## Data
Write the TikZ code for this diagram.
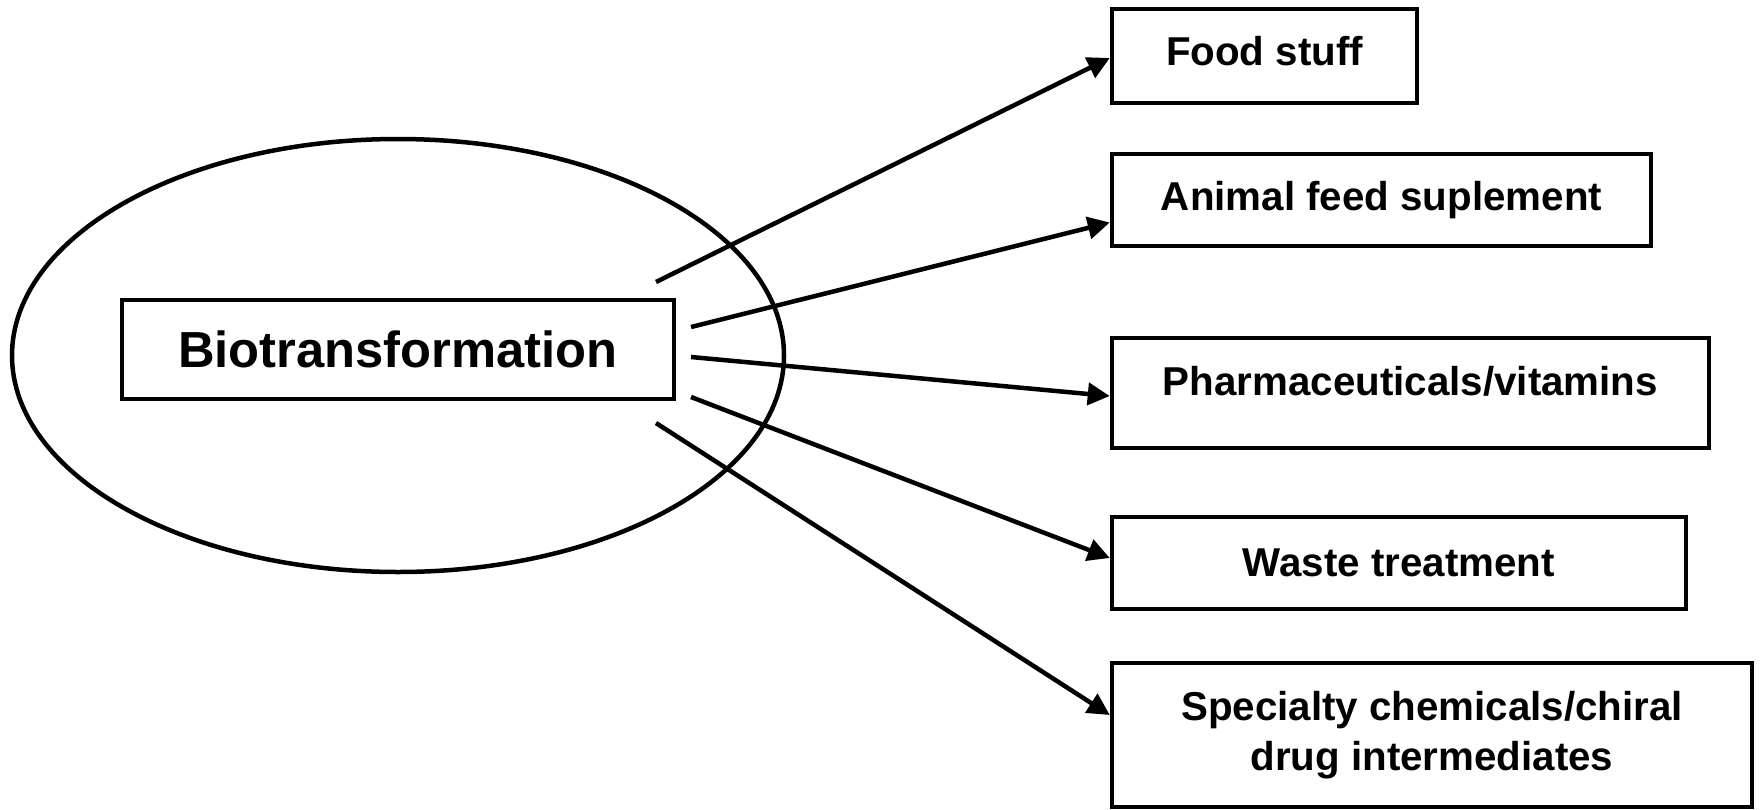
\documentclass[tikz,border=0pt]{standalone}
\usepackage{fontspec}
\setmainfont{Liberation Sans}
\usetikzlibrary{arrows.meta}
\begin{document}
\begin{tikzpicture}[x=1pt,y=-1pt,
  box/.style={draw,line width=4.5pt,rectangle,inner sep=0pt,align=center,font=\fontsize{40.3}{50}\selectfont\bfseries},
  arr/.style={line width=4.5pt,-{Triangle[length=22pt,width=22pt]}}]
\useasboundingbox (0,0) rectangle (1762,809);
\draw[line width=4.5pt] (398,355.5) ellipse [x radius=386, y radius=216.5];
\node[box,minimum width=552pt,minimum height=99pt,font=\fontsize{50.7}{55}\selectfont\bfseries] (bio) at (398,349.5) {Biotransformation};
\node[box,minimum width=305pt,minimum height=94pt] (food) at (1264.5,56) {\raisebox{10pt}{Food stuff}};
\node[box,minimum width=539pt,minimum height=92pt] (animal) at (1381.5,200) {\raisebox{6pt}{Animal feed suplement}};
\node[box,minimum width=597pt,minimum height=110pt] (pharma) at (1410.5,393) {\raisebox{24pt}{Pharmaceuticals/vitamins}};
\node[box,minimum width=574pt,minimum height=92pt] (waste) at (1399,563) {Waste treatment};
\node[box,minimum width=640pt,minimum height=144pt] (spec) at (1432,735) {\raisebox{4pt}{\begin{tabular}{@{}c@{}}Specialty chemicals/chiral\\drug intermediates\end{tabular}}};
\coordinate (s1) at (656,282);
\coordinate (s2) at (691,327);
\coordinate (s3) at (691,357);
\coordinate (s4) at (691,397);
\coordinate (s5) at (656,423);
\draw[arr] (s1) -- ([yshift=-2pt]food.west);
\draw[arr] (s2) -- ([yshift=-22.5pt]animal.west);
\draw[arr] (s3) -- ([yshift=-3pt]pharma.west);
\draw[arr] (s4) -- ([yshift=5pt]waste.west);
\draw[arr] (s5) -- ([yshift=20pt]spec.west);
\end{tikzpicture}
\end{document}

## Written exercise
Output an exact copy of the material, with the pictures removed.

## Expected answer
Write the TikZ code for this diagram.
\documentclass[tikz,border=0pt]{standalone}
\usepackage{fontspec}
\setmainfont{Liberation Sans}
\usetikzlibrary{arrows.meta}
\begin{document}
\begin{tikzpicture}[x=1pt,y=-1pt,
  box/.style={draw,line width=4.5pt,rectangle,inner sep=0pt,align=center,font=\fontsize{40.3}{50}\selectfont\bfseries},
  arr/.style={line width=4.5pt,-{Triangle[length=22pt,width=22pt]}}]
\useasboundingbox (0,0) rectangle (1762,809);
\draw[line width=4.5pt] (398,355.5) ellipse [x radius=386, y radius=216.5];
\node[box,minimum width=552pt,minimum height=99pt,font=\fontsize{50.7}{55}\selectfont\bfseries] (bio) at (398,349.5) {Biotransformation};
\node[box,minimum width=305pt,minimum height=94pt] (food) at (1264.5,56) {\raisebox{10pt}{Food stuff}};
\node[box,minimum width=539pt,minimum height=92pt] (animal) at (1381.5,200) {\raisebox{6pt}{Animal feed suplement}};
\node[box,minimum width=597pt,minimum height=110pt] (pharma) at (1410.5,393) {\raisebox{24pt}{Pharmaceuticals/vitamins}};
\node[box,minimum width=574pt,minimum height=92pt] (waste) at (1399,563) {Waste treatment};
\node[box,minimum width=640pt,minimum height=144pt] (spec) at (1432,735) {\raisebox{4pt}{\begin{tabular}{@{}c@{}}Specialty chemicals/chiral\\drug intermediates\end{tabular}}};
\coordinate (s1) at (656,282);
\coordinate (s2) at (691,327);
\coordinate (s3) at (691,357);
\coordinate (s4) at (691,397);
\coordinate (s5) at (656,423);
\draw[arr] (s1) -- ([yshift=-2pt]food.west);
\draw[arr] (s2) -- ([yshift=-22.5pt]animal.west);
\draw[arr] (s3) -- ([yshift=-3pt]pharma.west);
\draw[arr] (s4) -- ([yshift=5pt]waste.west);
\draw[arr] (s5) -- ([yshift=20pt]spec.west);
\end{tikzpicture}
\end{document}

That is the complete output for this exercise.